Parmi les mesures portées par la Société française d’étude et de traitement de la douleur (SFETD) dans le cadre de la stratégie décennale sur les soins palliatifs et des débats parlementaires autour du projet de loi sur la fin de vie, deux mesures avaient été actées : la pérennisation des structures de douleur chronique (SDC) et la mise en place de plateformes interventionnelles dans chaque région.
« À travers la difficile question de la fin de vie, les pouvoirs publics ont choisi d’adresser le grand défi de la prise en charge de la douleur », se félicitait le Pr Éric Serra, psychiatre et médecin de la douleur, vice-président de la SFETD, lors d’une conférence de presse le 6 juin.
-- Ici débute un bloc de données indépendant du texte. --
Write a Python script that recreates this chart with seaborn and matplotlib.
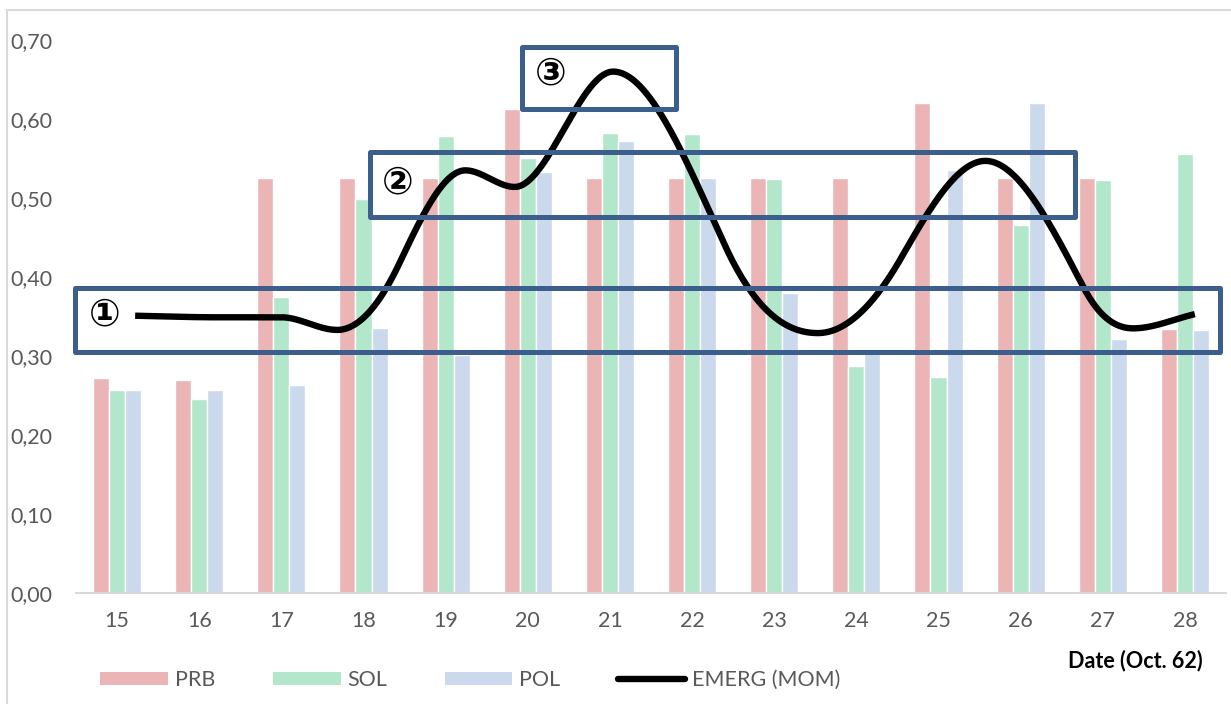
import numpy as np
import pandas as pd
import matplotlib
matplotlib.use("Agg")
import matplotlib.pyplot as plt
from matplotlib.patches import Rectangle, Patch
from matplotlib.lines import Line2D
import seaborn as sns

# ---- data -------------------------------------------------------------
dates = [15, 16, 17, 18, 19, 20, 21, 22, 23, 24, 25, 26, 27, 28]
prb = [0.272, 0.270, 0.525, 0.525, 0.525, 0.613, 0.525, 0.525, 0.525, 0.525, 0.620, 0.525, 0.525, 0.334]
sol = [0.257, 0.245, 0.375, 0.499, 0.579, 0.551, 0.582, 0.581, 0.524, 0.287, 0.274, 0.466, 0.523, 0.556]
pol = [0.257, 0.257, 0.263, 0.336, 0.301, 0.533, 0.572, 0.525, 0.380, 0.305, 0.535, 0.620, 0.322, 0.333]

# EMERG (MOM) curve knots (date position, value)
emerg_x = [15.22, 16.2, 17.0, 17.68, 18.44, 19.24, 19.84, 21.04, 22.4, 23.53, 24.55, 25.57, 26.76, 27.37, 28.12]
emerg_y = [0.351, 0.349, 0.349, 0.333, 0.418, 0.535, 0.514, 0.660, 0.440, 0.329, 0.425, 0.547, 0.388, 0.335, 0.353]

series_names = ["PRB", "SOL", "POL"]
series_colors = {"PRB": "#EBB5B5", "SOL": "#B3E7CB", "POL": "#CAD9EC"}
yticks = [0.0, 0.1, 0.2, 0.3, 0.4, 0.5, 0.6, 0.7]

# highlighted zones: (date_left, date_right, value_bottom, value_top, tag, tag_x, tag_y)
zones = [
    (14.49, 28.43, 0.305, 0.386, "\u2460", 14.85, 0.351),
    (18.08, 26.66, 0.476, 0.558, "\u2461", 18.42, 0.518),
    (19.93, 21.80, 0.613, 0.691, "\u2462", 20.28, 0.656),
]
box_color = "#3B5E8C"

# ---- helpers ----------------------------------------------------------
def smooth(x, y, n=60, gain=1.7):
    """Cubic Hermite curve through the knots: flat at local extremes,
    sine-like steepness at the knots in between."""
    x = np.asarray(x, float)
    y = np.asarray(y, float)
    h = np.diff(x)
    d = np.diff(y) / h
    m = np.zeros_like(y)
    for k in range(1, len(x) - 1):
        if d[k - 1] * d[k] > 0:
            c = gain * (y[k + 1] - y[k - 1]) / (x[k + 1] - x[k - 1])
            lim = 3 * min(abs(d[k - 1]), abs(d[k]))
            m[k] = np.sign(c) * min(abs(c), lim)
    m[0] = d[0]
    m[-1] = d[-1]
    xs, ys = [], []
    for k in range(len(x) - 1):
        t = np.linspace(0, 1, n, endpoint=(k == len(x) - 2))
        h00 = 2 * t**3 - 3 * t**2 + 1
        h10 = t**3 - 2 * t**2 + t
        h01 = -2 * t**3 + 3 * t**2
        h11 = t**3 - t**2
        xs.append(x[k] + t * h[k])
        ys.append(h00 * y[k] + h10 * h[k] * m[k] + h01 * y[k + 1] + h11 * h[k] * m[k + 1])
    return np.concatenate(xs), np.concatenate(ys)


# ---- figure -----------------------------------------------------------
sns.set_theme(style="white")
plt.rcParams["font.family"] = ["Lato", "DejaVu Sans"]

fig = plt.figure(figsize=(12.31, 7.04), dpi=100)
ax = fig.add_axes([76 / 1231, 1 - 593 / 704, (1226 - 76) / 1231, (593 - 40) / 704])

df = pd.DataFrame({
    "date": [str(d) for d in dates] * 3,
    "series": sum([[s] * len(dates) for s in series_names], []),
    "value": prb + sol + pol,
})
sns.barplot(data=df, x="date", y="value", hue="series", hue_order=series_names,
            palette=series_colors, saturation=1, width=0.585, errorbar=None,
            legend=False, ax=ax, zorder=2)

# smoothed EMERG curve (category positions start at 0 for the first date)
cx, cy = smooth(emerg_x, emerg_y)
ax.plot(cx - dates[0], cy, color="black", lw=4.6, solid_capstyle="butt", zorder=3)

# highlighted zones with circled tags
for x0, x1, y0, y1, tag, tx, ty in zones:
    ax.add_patch(Rectangle((x0 - dates[0], y0), x1 - x0, y1 - y0, fill=False,
                           edgecolor=box_color, lw=3.6, joinstyle="round",
                           zorder=4, clip_on=False))
    ax.text(tx - dates[0], ty, tag, family="DejaVu Sans", fontweight="bold",
            fontsize=27, color="black", ha="center", va="center", zorder=5)

ax.set_xlim(-0.5, len(dates) - 0.5)
ax.set_ylim(0, 0.70)
ax.set_yticks(yticks)
ax.set_yticklabels([f"{v:.2f}".replace(".", ",") for v in yticks])
for lab in ax.get_yticklabels():
    lab.set_horizontalalignment("left")
ax.tick_params(axis="y", length=0, pad=47, labelsize=15.5, labelcolor="#595959")
ax.tick_params(axis="x", length=0, pad=13, labelsize=15.5, labelcolor="#595959")
ax.set_xlabel("")
ax.set_ylabel("")
for side in ["left", "right", "top"]:
    ax.spines[side].set_visible(False)
ax.spines["bottom"].set_color("#D9D9D9")
ax.spines["bottom"].set_linewidth(1.5)
ax.grid(False)

fig.text(1203 / 1231, 1 - 661 / 704, "Date (Oct. 62)", ha="right", va="center",
         fontsize=15.5, fontweight="bold", color="black")

handles = [Patch(facecolor=series_colors[s], edgecolor="none", label=s) for s in series_names]
handles.append(Line2D([0], [0], color="black", lw=4.6, label="EMERG (MOM)"))
leg = fig.legend(handles=handles, ncol=4, loc="center left",
                 bbox_to_anchor=(81 / 1231, 1 - 680 / 704), frameon=False,
                 fontsize=15.5, handlelength=3.15, handleheight=0.6,
                 handletextpad=0.3, columnspacing=2.68)
for t in leg.get_texts():
    t.set_color("#595959")

# chart-area border
fig.add_artist(Line2D([7 / 1231, 7 / 1231], [0, 1 - 10 / 704], color="#D9D9D9", lw=1.5))
fig.add_artist(Line2D([7 / 1231, 1], [1 - 10 / 704, 1 - 10 / 704], color="#D9D9D9", lw=1.5))

fig.savefig("out.png", dpi=100, facecolor="white")
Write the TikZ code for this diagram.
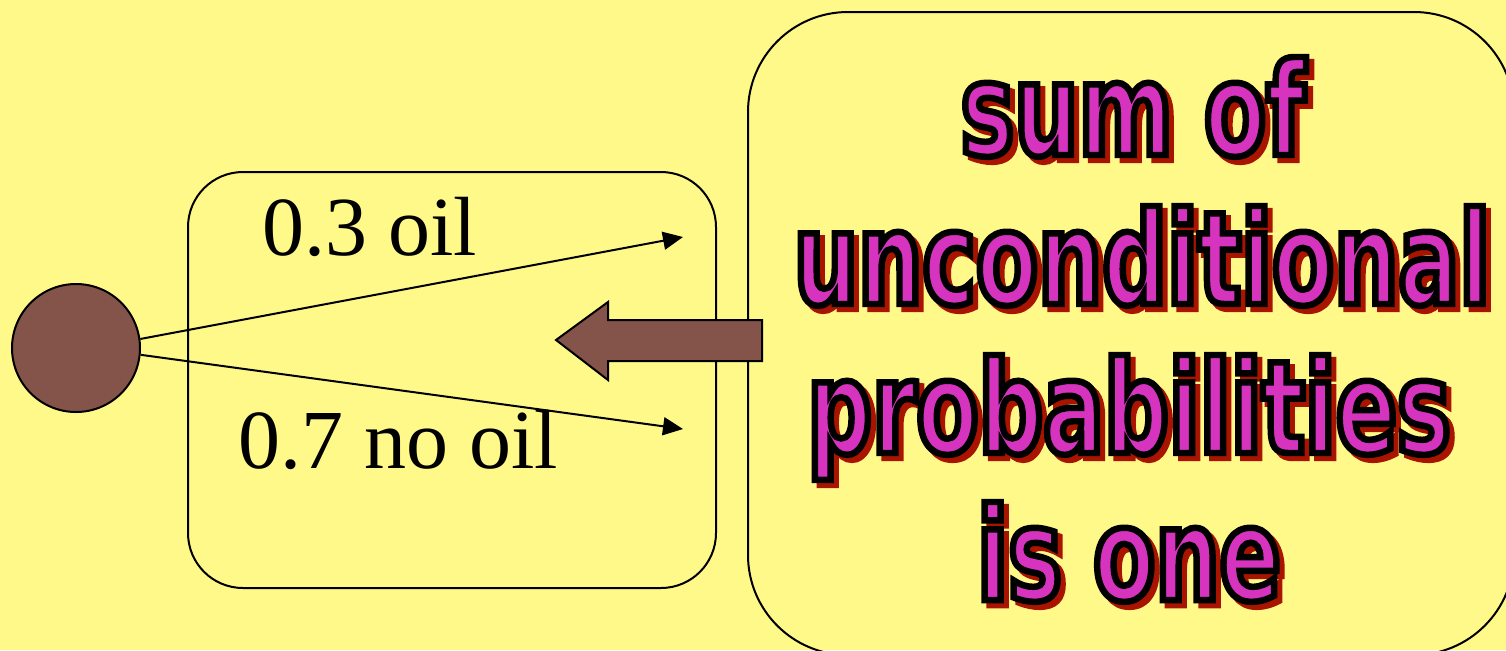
\documentclass[tikz,border=0pt]{standalone}
\usepackage{fontspec}
\usetikzlibrary{arrows.meta}
\newfontfamily\timesfont{Liberation Serif}
\newfontfamily\impactfont{DejaVu Sans}[FakeStretch=0.70, FakeBold=5]
\definecolor{bgyellow}{HTML}{FFF98A}
\definecolor{brownfill}{HTML}{84534A}
\definecolor{magtext}{HTML}{D634BE}
\definecolor{shadowred}{HTML}{A81400}
\newcommand{\blackstroke}{\special{pdf:literal direct 0 0 0 RG}}
\tikzset{
  roundbox/.style={draw=black, line width=1pt, inner sep=0pt},
  conn/.style={draw=black, line width=1pt, -{Triangle[length=10pt,width=9pt]}},
  lbl/.style={font=\timesfont\fontsize{42}{50}\selectfont, inner sep=0pt, text=black},
  bigtxt/.style={font=\impactfont\bfseries\fontsize{64.5}{70}\selectfont, inner sep=0pt, anchor=base},
}
\newcommand{\fancyline}[3]{%
  \node[bigtxt, text=shadowred, xshift=2.5pt, yshift=-2.5pt] at (#2) {#3};
  \node[bigtxt, text=magtext] (#1) at (#2) {\blackstroke#3};
}
\begin{document}
\begin{tikzpicture}[x=0.5pt, y=-0.5pt]
  \fill[bgyellow] (0,0) rectangle (1506,650);
  \useasboundingbox (0,0) rectangle (1506,650);
  \clip (0,0) rectangle (1506,650);
  % boxes
  \node[roundbox, rounded corners=27.5pt, minimum width=264pt, minimum height=208pt] (small) at (452,380) {};
  \node[roundbox, rounded corners=50pt, minimum width=383pt, minimum height=321.5pt] (big) at (1131,333.5) {};
  % chance node
  \node[circle, draw=black, fill=brownfill, line width=1pt, minimum size=64pt, inner sep=0pt] (chance) at (76,348) {};
  \coordinate (tipA) at (683,237);
  \coordinate (tipB) at (683,429);
  \draw[conn] (chance.8) -- (tipA);
  \draw[conn] (chance.-6) -- (tipB);
  % labels
  \node[lbl, anchor=base west] (oil) at (262,255) {0.3 oil};
  \node[lbl, anchor=base west] (nooil) at (238,468) {0.7 no oil};
  % big arrow
  \draw[fill=brownfill, line width=1pt, line join=miter]
    (762,320) -- (608,320) -- (608,302) -- (556,340) -- (608,380) -- (608,361) -- (762,361) -- cycle;
  % big text
  \fancyline{t1}{1133,155}{sum of}
  \fancyline{t2}{1142,304}{unconditional}
  \fancyline{t3}{1129,453}{probabilities}
  \fancyline{t4}{1129,600}{is one}
\end{tikzpicture}
\end{document}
La société savante a été « entendue » sur l’amélioration de la prise en charge en fin de vie mais aussi « tout au long de la vie », a-t-il poursuivi. La SFETD voyait alors l’examen par le Parlement du projet de loi sur la fin de vie comme une opportunité « unique » d’améliorer l’accès aux soins des patients souffrant de douleurs réfractaires, particulièrement en cancérologie.
Soulager les douleurs réfractaires
Parmi les patients à un stade avancé, ce type de douleurs est « la première cause de demande d’euthanasie », estime le Dr Denis Dupoiron, anesthésiste-réanimateur, chef du département douleur de l’Institut de cancérologie de l’ouest à Angers. L’objectif est que chaque patient faisant une demande d’aide à mourir pour des douleurs insupportables ait accès à l’expertise des SDC.
De nouvelles techniques antalgiques sont disponibles, en particulier les injections intrathécales. Mais, cette technique, validée par la Haute Autorité de santé (HAS), réclame une grande technicité, notamment pour la mise en place de la pompe. « Peu de centres sont capables de le faire », souligne le Dr Dupoiron.
Pour diffuser ces techniques innovantes et former les professionnels, la SFETD veut déployer des plateformes interventionnelles, associant dans chaque région l’ensemble des soignants concernés par la prise en charge des douleurs réfractaires, des pharmaciens aux infirmiers, en passant par les médecins. « Environ 10 % des patients atteints de cancer » pourraient bénéficier du déploiement de ces structures.
Deux plateformes sont déjà actives : en Pays de la Loire et en Auvergne-Rhône-Alpes (plateforme Itara). Un financement, « modeste » selon le Pr Serra, a été accordé par la Direction générale de l’offre de soins (DGOS) pour développer une structure nationale chargée d’identifier les acteurs locaux à engager dans les plateformes régionales.
Des infirmières expertes en appui de la prise en charge
En parallèle, la SFETD avait obtenu la pérennisation des SDC. Au nombre de 276 sur le territoire, ces structures ont vocation à prendre en charge les 30 % des Français qui souffrent de douleurs chroniques. « Des incitations à les développer seront mises en place, notamment afin d’en créer 15 en cancérologie et 12 pour les mineurs », indique la SFETD.
Entre 5 à 7 % des enfants souffrent de douleurs chroniques. Ces douleurs s’expriment « souvent chez un jeune qui va mal », explique le Dr Julien Ngo, pédiatre, responsable de la SDC de l’enfant et de l’adolescent du centre hospitalier intercommunal de Créteil, secrétaire général de la SFETD. La création d’une structure pédiatrique spécialisée par région « serait une grande victoire » pour répondre aux enjeux de formation, de recherche et de coordination des acteurs au niveau local, poursuit-il.
Dans le cadre du renforcement des SDC, la SFETD participe à l’élaboration d’un protocole de coopération national pour la prise en charge des patients avec une douleur chronique par des infirmiers « experts douleur » en coopération avec le médecin. Les enjeux sont multiples : optimiser les parcours, réduire les délais de prise en charge et améliorer le suivi.
En attendant la publication d’un référentiel par la DGOS, prévue pour 2025-2026, 12 dérogations sont sur la table pour permettre un partage des missions entre médecins et infirmiers. « C’est en cours de validation par la HAS et les conseils nationaux professionnels (CNP) concernés », indique Karine Constans, infirmières ressource douleur au CH Simone Veil de Beauvais, trésorière de la SFETD.
Malgré l’avancée des travaux, ces engagements sont suspendus. La dissolution de l’Assemblée nationale annoncée par le président Emmanuel Macron dans la foulée des résultats des élections européennes, ce 9 juin, a d’ores et déjà mis fin à l’examen du projet de loi sur la fin de vie. Et la perspective d’une nouvelle majorité rend incertain tout pronostic sur l’avenir des engagements pris par le gouvernement actuel.